Despite their social, cultural or political commentary, many of Marson's poems are devoted to a more personal issue - the pain of unrequited love. In England Marson fell in love with a younger Jamaican, who married someone else, and not until she was sixty did she get married, in the US, although, by then, she apparently suffered from depression or mental illness. Even if some of Marson's poems are touched with sentimentality her best love poems summon up enough intellectual rigour to redeem any emotional depth to which she might sink. Just as her best poems about race expose ingrained inequality without flinching or hysterics, so does the female persona in "Reasoning" stoically accept her rejection with resignation. And in "Love Songs" the persona's firm assertion: "I sing of love/ Because I am a woman" represents neither weak kneed submission to male domination nor a simple theoretical claim of gender equality, but rather a balanced, womanist point of view.

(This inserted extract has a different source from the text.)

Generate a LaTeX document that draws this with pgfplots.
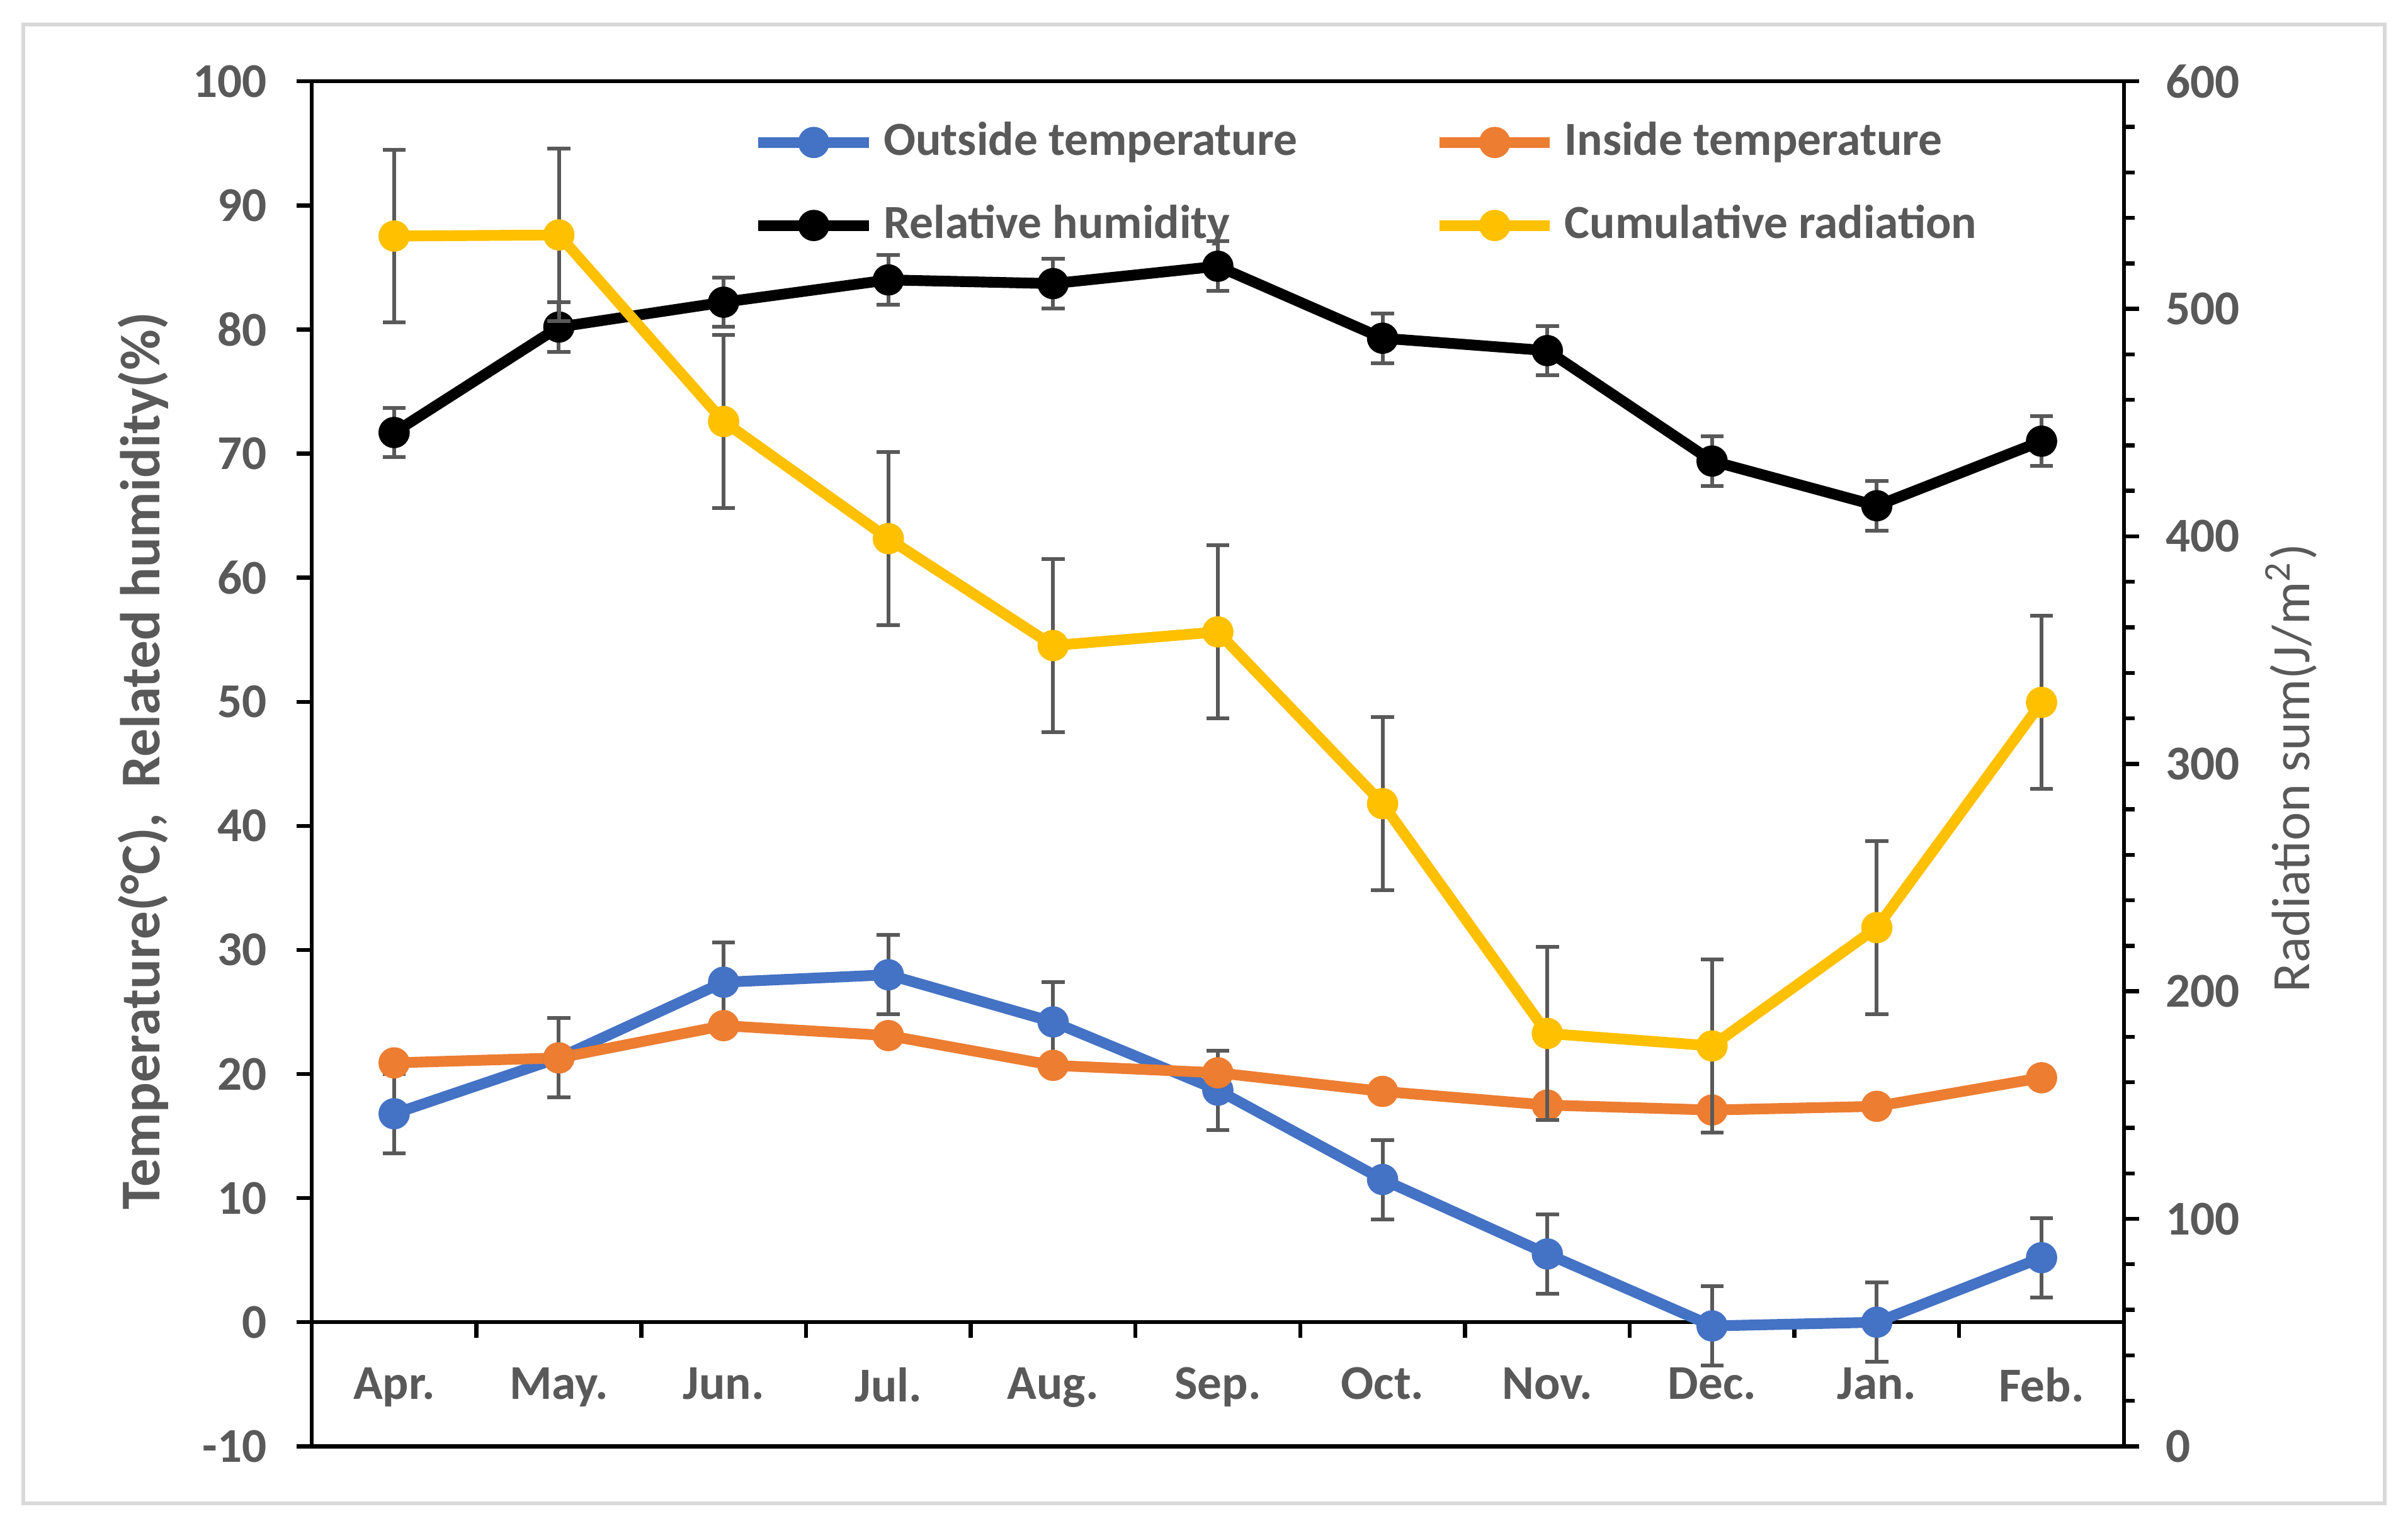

As for the stilted romantic diction in many of Marson's poems, their Wordsworthian rhythms and rhymes, or their influence by Blake's theology about white representing evil and black good, it all goes to show the author as a product of the Caribbean in the 1920s and 30s. Nor does this detract from her musical gifts or versatility, for example, in skilfully using the Shakespearean sonnet form in her poem "Winifred Holtby" and the Petrarchan form in her sonnet to the International Alliance of Women for Suffrage and Equal Citizenship. Most of all her mastery of Jamaican creole speech, reminiscent of Louise Bennett, allows her to capture the exact flavour of speech, thought and action in the religious spirit worship of a poem like "Gettin de Spirit," or in the authentic drama of a Jamaican labourer's despairing wish for divine rescue from human misery in "The Stonebreakers." In all Marson truthfully documents the authentic experience of her people who, despite distortion and disablement by colonialism, never lose faith, as we see in "There will Come a Time" a Christian vision: "Of oneness for the world's humanity."